What kinds of things can be learned by imitation? Behaviors such as how to small talk can be learned, as can preferences such as how you like your meat cooked, or traditions such as what to do on holidays, or even partialities for dying or artificial Christmas trees. Maybe the better question is, what kinds of things can not be learned by imitation? We talk about many different styles of learning, but the Trinity wired us to watch and pick up on patterns and mindsets, even when those go against the words spoken or printed. Kids more often do what their parents do even when their parents tell them to do as they say.

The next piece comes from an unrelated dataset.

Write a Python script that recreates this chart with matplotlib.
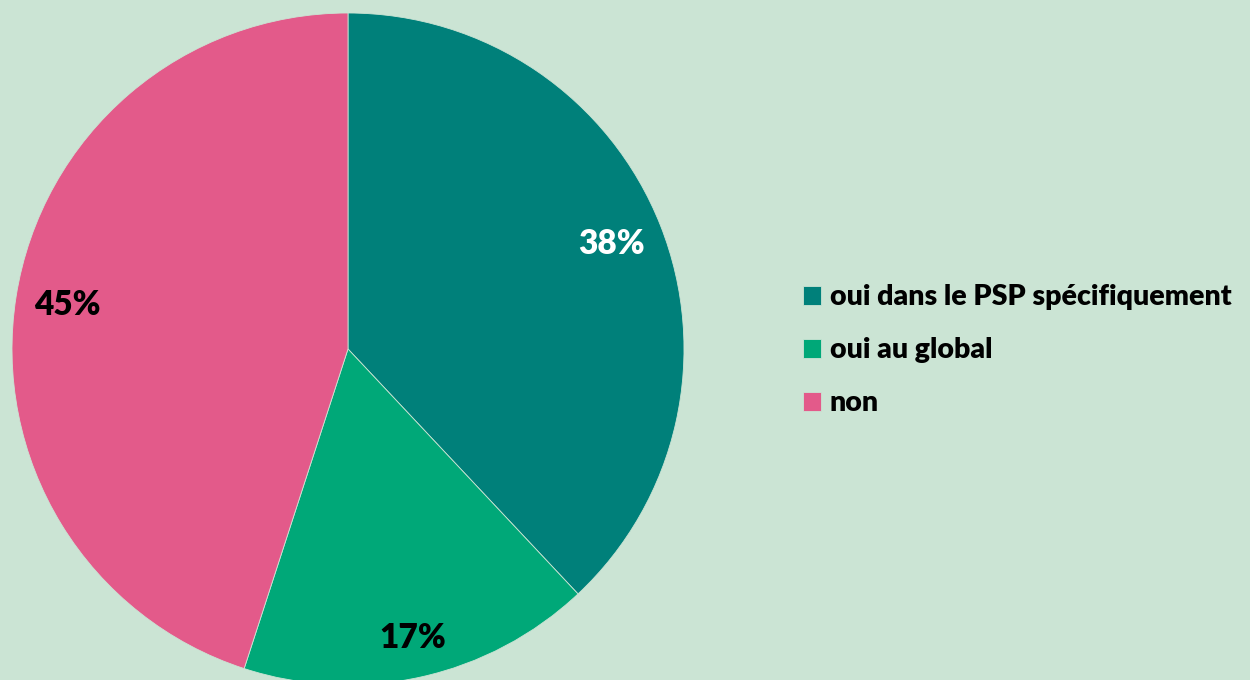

The inevitability of imitation can be as encouraging as it is overwhelming. It means that we can make a difference with our kids, with our fellow small groupers, with our neighbors, students, co-workers, and friends. It may take time. It will take time. But consider that the Thessalonians earned quite a reputation in a short while. Entire regions knew about their imitation of the Lord within months of the start of the church. Obedience, joy, work, those are things that stand out.
Paul told the Ephesians,
Therefore be imitators of God, as beloved children. And walk in love, as Christ loved us and gave himself up for us, a fragrant offering and sacrifice to God. (Ephesians 5:1–2, ESV)
When we come to the Lord’s Table things turn. We see what Christ did and we learn to do likewise. We also show what to do as we come. We consider His example and then become examples. This is why some of our kids want to participate. That’s how it should be. We demonstrate who saves and that our joy is in Him. Our joy demonstrates that we believe that God has provided forgiveness, not that we can earn or purchase it. We don’t come to win His grace, we come to receive it. We’ve turned from the idols of human effort to the living and true God, to the loving and sacrificing God in Jesus His Son. That sort of thing gets around.